Here’s why: Opposition to civil rights laws was also, at least in part, based on deeply held religious beliefs. Segregationists justified their bigotry by saying God was against interracial marriage and so it should be illegal. They didn’t want integration in schools, either, because that also violated their deeply held religious beliefs. They even justified keeping blacks out of “whites only” restaurants because that offended their religious sensibilities.
And make no mistake, these bigots weren’t just yahoos. Many held powerful positions in the Old South. They were men who could make life miserable for black people, and not lose a wink of sleep – because they were only following their deeply held religious beliefs.
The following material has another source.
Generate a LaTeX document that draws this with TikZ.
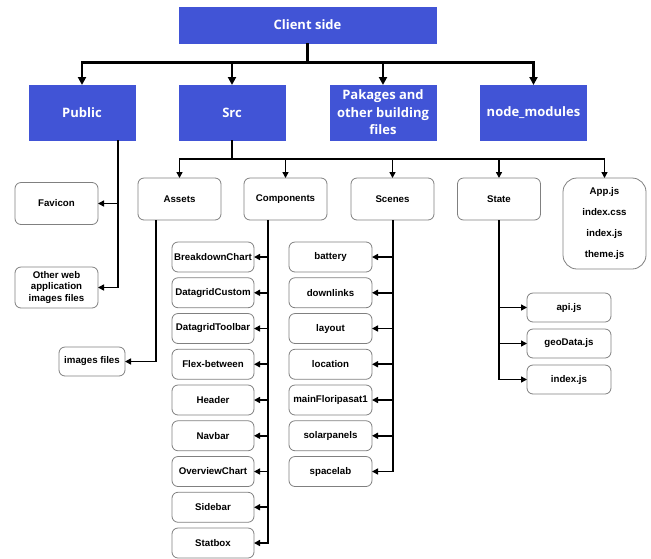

In 1959, Judge Leon Bazile ruled against an interracial couple in Virginia that wanted to get married, using religion as the basis for his judgment. Here’s what he said:
“Almighty God created the races white, black, yellow, malay and red, and he placed them on separate continents. And but for the interference with his arrangement there would be no cause for such marriages. The fact that he separated the races shows that he did not intend for the races to mix.”
How’s that for a deeply and sincerely held religious belief. The “godless” Supreme Court of the United States saw it differently and declared the Virginia law that barred interracial marriage unconstitutional.
Then there was Mississippi governor (in the 1920s and 30s) and later U.S. Senator (1935-1947) Theodore Bilbo, who once said, “I call on every red-blooded white man to use any means to keep the niggers away from the polls." Bilbo was another bigot with deeply held religious beliefs.
In a book entitled "Take Your Choice: Separation or Mongrelization, Bilbo wrote that, “Purity of race is a gift of God . . . . And God, in his infinite wisdom, has so ordained it that when man destroys his racial purity, it can never be redeemed.” He also said that allowing “the blood of the races [to] mix” was a direct attack on the “Divine plan of God.” There “is every reason to believe that miscengenation [sic] and amalgamation are sins of man in direct defiance to the will of God.”
Or how about Bob Jones University? Until the early 1970s, the Christian Bible school would not allow blacks to enroll. Then Bob Jones changed its policy, allowing black students to attend, but only if they were married. In 1975, the policy was changed again, this time to allow unmarried black students to attend. But the school continued to prohibit interracial dating, interracial marriage, or even being “affiliated with any group or organization which holds as one of its goals or advocates interracial marriage.”
That’s when the “anti-religious” IRS stepped in and revoked the school’s tax-exempt status, saying that it would no longer give tax subsidies to racist schools even if they claimed that their racism was rooted in religious beliefs. In 1983, the U.S. Supreme court ruled in favor of the IRS.
So, as you can see, there is a history of bigots using deeply held religious beliefs to justify their bigotry. That’s why I get nervous when laws allow people to use their interpretation of the Bible to turn away customers from a business that supposedly is open to the general public.
Having said all this, I don’t believe that a baker or a florist or a photographer who doesn’t want to be even a small part of a same-sex marriage is in the same sewer as the bigots of those bad old days. I’m sure many of them are good people. But if deeply and sincerely held religious beliefs can trump well-established civil rights “public accommodation” laws, then anything is possible.
Why stop at refusing to bake a cake or make a floral arrangement for a same-sex marriage? If a business owner believes that homosexuality is a sin – an argument that many of my readers have made in no uncertain terms – why should the law require him to serve gays at all? And while we’re on the subject … or blacks?